10/31/2004

Happy Birthday Larry Mullens Jr.


OH. AND A BONO'S "STOLEN BRIEFCASE" UPDATE.

(oregonlive.com 10/31/04) At about 3 a.m., Denny Livingston Jr. went for one last walk through the Foghorn Tavern, just in case someone had unwittingly left something behind. U2, then an up-and-coming rock group from Ireland, had played that night. But by the time Livingston was packing up his sound equipment, the band and the 200 or so in the Portland audience were long gone.

That night 23 years ago, Livingston found a nondescript, brown briefcase, the kind lighting techs used to carry their equipment, in the dressing room. As he always did with items lost at a show, Livingston said, he figured he should take the case for safekeeping. He looked inside, found it belonged to the band, and decided he would return it at the show the next night in Seattle. But in Seattle, the band didn't mention it, and Livingston forgot to return it.

Little did he know, but Livingston had recovered 12 months' worth of work by lead singer Bono. The singer later struggled to re-create notes and lyrics for the band's second album, October, telling friends, co-workers and journalists that groupies in Portland had stolen the originals.

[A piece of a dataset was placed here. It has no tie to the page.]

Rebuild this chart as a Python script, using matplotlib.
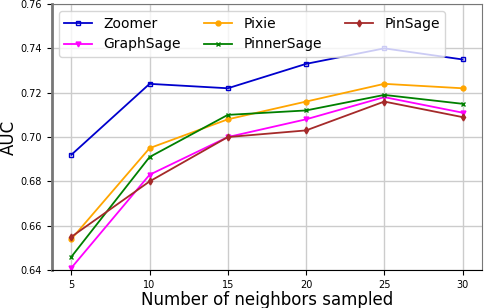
import matplotlib
matplotlib.use("Agg")
import matplotlib.pyplot as plt

neighbors = [5, 10, 15, 20, 25, 30]
zoomer = [0.692, 0.724, 0.722, 0.733, 0.740, 0.735]
pixie = [0.654, 0.695, 0.708, 0.716, 0.724, 0.722]
graphsage = [0.641, 0.683, 0.700, 0.708, 0.718, 0.711]
pinnersage = [0.646, 0.691, 0.710, 0.712, 0.719, 0.715]
pinsage = [0.655, 0.680, 0.700, 0.703, 0.716, 0.709]

fig = plt.figure(figsize=(4.84, 3.08), dpi=100)
ax = fig.add_axes([0.107, 0.123, 0.889, 0.864])

ax.plot(neighbors, zoomer, color="mediumblue", marker="s", ms=3.5, mfc="none", lw=1.3, label="Zoomer")
ax.plot(neighbors, graphsage, color="magenta", marker="v", ms=3.5, lw=1.3, label="GraphSage")
ax.plot(neighbors, pixie, color="orange", marker="o", ms=3.5, lw=1.3, label="Pixie")
ax.plot(neighbors, pinnersage, color="green", marker="x", ms=3.5, lw=1.3, label="PinnerSage")
ax.plot(neighbors, pinsage, color="brown", marker="d", ms=3.5, lw=1.3, label="PinSage")

ax.set_ylim(0.64, 0.76)
ax.set_xticks(neighbors)
ax.set_yticks([0.64, 0.66, 0.68, 0.70, 0.72, 0.74, 0.76])
ax.tick_params(labelsize=7)
ax.grid(True, color="#cccccc", lw=1)
ax.set_axisbelow(True)
ax.spines["left"].set_color("#777777")
ax.spines["left"].set_linewidth(2)
ax.spines["top"].set_color("#777777")
ax.spines["right"].set_color("#777777")
ax.set_xlabel("Number of neighbors sampled", fontsize=12, labelpad=1)
ax.set_ylabel("AUC", fontsize=12, labelpad=2)
ax.legend(ncol=3, loc="upper left", fontsize=10, columnspacing=1.7)

fig.savefig("out.png", dpi=100)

Then Livingston saw television accounts of U2's materials being returned to Bono in Portland Oct. 20, when the singer spoke to the World Affairs Council of Oregon at the Rose Garden arena. And he and Steve E. Graeff, 48, of Lakewood, Wash., wanted to set the record straight. The briefcase wasn't stolen, they said. It was lost, and they unsuccessfully tried to return it. Public records and documents the men produced back up their claims.

Their story is actually pretty straightforward.

Livingston said he tossed the briefcase into Graeff's van. Graeff said it looked identical to the cheap, "over-the-counter" briefcase he used to pack his lighting equipment. They drove home to Tacoma. Livingston said he was eager to get some sleep after a 14-hour day of setting up equipment for U2 and handling sound for the opening band.

"If I do this for them tonight," he remembered thinking, "then the band won't have to track it down from the road."

The next night at Astor Park, one of the larger clubs in the Seattle music scene at the time, U2 drew a large audience. "It was a packed house, a crazy night," Livingston said. No one asked Livingston for the briefcase, he said. And he forgot to mention it.

Within a few days, he and Graeff said they talked about the briefcase. Graeff remembered calling the office of John Bauer, the Seattle concert promoter who had handled U2's Northwest shows. A secretary abruptly said she wouldn't let the man on the phone meet John Bauer, assuming Graeff wanted to get close to him. "I left a message and didn't hear back from them," Graeff said. "From then it faded away. It didn't seem to be important to them, so it didn't seem important to us."

Many fans might consider any possessions of the band to be of crucial interest. But back then, Livingston said, U2 was little-known in the United States. As a sound specialist, he was up close to many bands during those years -- some up and coming, and some on their way out of popularity. "When you're working shows, you can't be a fan," Livingston said.

Graeff stored the briefcase at the house he and his brother Rusty were renting in University Park, a suburb west of Tacoma, where he ran his company, Northwest Lighting. Without opening the briefcase, he said he put it in the attic above the garage of the small rambler-style house. It sat among his Halloween and Christmas decorations.

When Graeff moved out later that year, he took all of his belongings but said he must have forgotten the briefcase. Two years later, tenant Dave Harris found the briefcase sitting alone in the attic. Harris kept the briefcase. Cindy Harris saved the contents in the garage, taking it to a new house the couple bought in 1983. She kept the items in a zippered plastic bag in the garage until October 2003, when her friend Danielle Rheaume insisted on storing it at her parents' house.

Rheaume sorted the contents and carefully grouped notes, photographs and letters into envelopes. She stored it in her father's safe, with his gun collection. She contacted U2's management, seeking to personally deliver the materials to Bono, whom she had always dreamed of meeting. After several failed attempts in the last 12 months, Rheaume and Harris met with Bono in Portland.

Rheaume said last week that Graeff and Livingston's story didn't surprise her. "That legend was just too perfect, it was too classic," she said. "Two girls. Who are the classic groupies of male rock bands? Girls."

The technicians provided documents and details of the evening that appear to back up their story.

Livingston still has two pages showing the layout U2 requested for the stage in at the Foghorn Tavern. The layouts show each band member's name and instrument. The letterhead at the top of the page includes an address, "45 Waterloo Road, Dublin4, Ireland," that Rheaume said matched some of the band's materials.